■ Supplied data:
====

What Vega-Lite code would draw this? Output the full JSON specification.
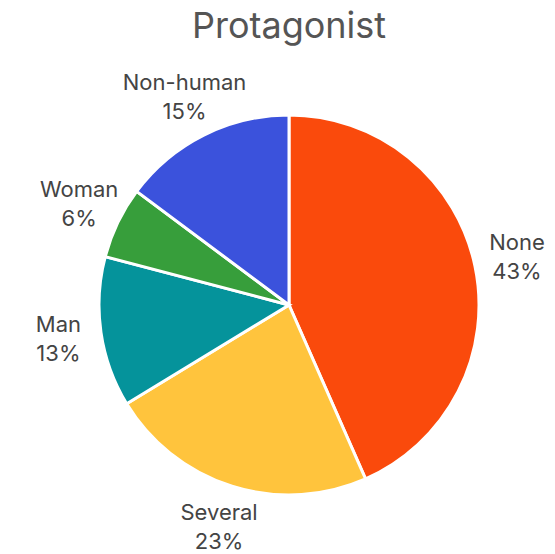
{
  "$schema": "https://vega.github.io/schema/vega-lite/v6.json",
  "width": 500,
  "height": 480,
  "autosize": {"type": "none"},
  "padding": {"left": 39, "top": 65, "right": 16, "bottom": 9},
  "background": "white",
  "title": {"text": "Protagonist", "fontSize": 36, "font": "Inter", "fontWeight": "normal", "color": "#555555", "anchor": "middle", "offset": 19},
  "config": {"view": {"stroke": null}},
  "data": {"values": [
    {"category": "None", "value": 43.4, "label": "43%", "rank": 1},
    {"category": "Several", "value": 22.9, "label": "23%", "rank": 2},
    {"category": "Man", "value": 12.8, "label": "13%", "rank": 3},
    {"category": "Woman", "value": 6.1, "label": "6%", "rank": 4},
    {"category": "Non-human", "value": 14.8, "label": "15%", "rank": 5}
  ]},
  "encoding": {
    "theta": {"field": "value", "type": "quantitative", "stack": true},
    "order": {"field": "rank", "type": "quantitative"},
    "color": {"field": "category", "type": "nominal", "legend": null,
      "scale": {"domain": ["None", "Several", "Man", "Woman", "Non-human"],
                "range": ["#fa4a0c", "#ffc43d", "#05939b", "#379e3b", "#3b52dc"]}}
  },
  "layer": [
    {"mark": {"type": "arc", "outerRadius": 190, "stroke": "white", "strokeWidth": 3}},
    {"mark": {"type": "text", "radius": 233, "fontSize": 22, "font": "Inter", "color": "#444444", "lineBreak": "\n", "lineHeight": 29, "baseline": "middle", "align": "center", "dy": -14},
     "encoding": {"text": {"field": "txt"}, "color": {"value": "#444444"}},
     "transform": [{"calculate": "datum.category + '\\n' + datum.label", "as": "txt"}]}
  ]
}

====

■ Task directions: Return the material exactly as given, apart from the pictures.

■ Final answer:
What Vega-Lite code would draw this? Output the full JSON specification.
{
  "$schema": "https://vega.github.io/schema/vega-lite/v6.json",
  "width": 500,
  "height": 480,
  "autosize": {"type": "none"},
  "padding": {"left": 39, "top": 65, "right": 16, "bottom": 9},
  "background": "white",
  "title": {"text": "Protagonist", "fontSize": 36, "font": "Inter", "fontWeight": "normal", "color": "#555555", "anchor": "middle", "offset": 19},
  "config": {"view": {"stroke": null}},
  "data": {"values": [
    {"category": "None", "value": 43.4, "label": "43%", "rank": 1},
    {"category": "Several", "value": 22.9, "label": "23%", "rank": 2},
    {"category": "Man", "value": 12.8, "label": "13%", "rank": 3},
    {"category": "Woman", "value": 6.1, "label": "6%", "rank": 4},
    {"category": "Non-human", "value": 14.8, "label": "15%", "rank": 5}
  ]},
  "encoding": {
    "theta": {"field": "value", "type": "quantitative", "stack": true},
    "order": {"field": "rank", "type": "quantitative"},
    "color": {"field": "category", "type": "nominal", "legend": null,
      "scale": {"domain": ["None", "Several", "Man", "Woman", "Non-human"],
                "range": ["#fa4a0c", "#ffc43d", "#05939b", "#379e3b", "#3b52dc"]}}
  },
  "layer": [
    {"mark": {"type": "arc", "outerRadius": 190, "stroke": "white", "strokeWidth": 3}},
    {"mark": {"type": "text", "radius": 233, "fontSize": 22, "font": "Inter", "color": "#444444", "lineBreak": "\n", "lineHeight": 29, "baseline": "middle", "align": "center", "dy": -14},
     "encoding": {"text": {"field": "txt"}, "color": {"value": "#444444"}},
     "transform": [{"calculate": "datum.category + '\\n' + datum.label", "as": "txt"}]}
  ]
}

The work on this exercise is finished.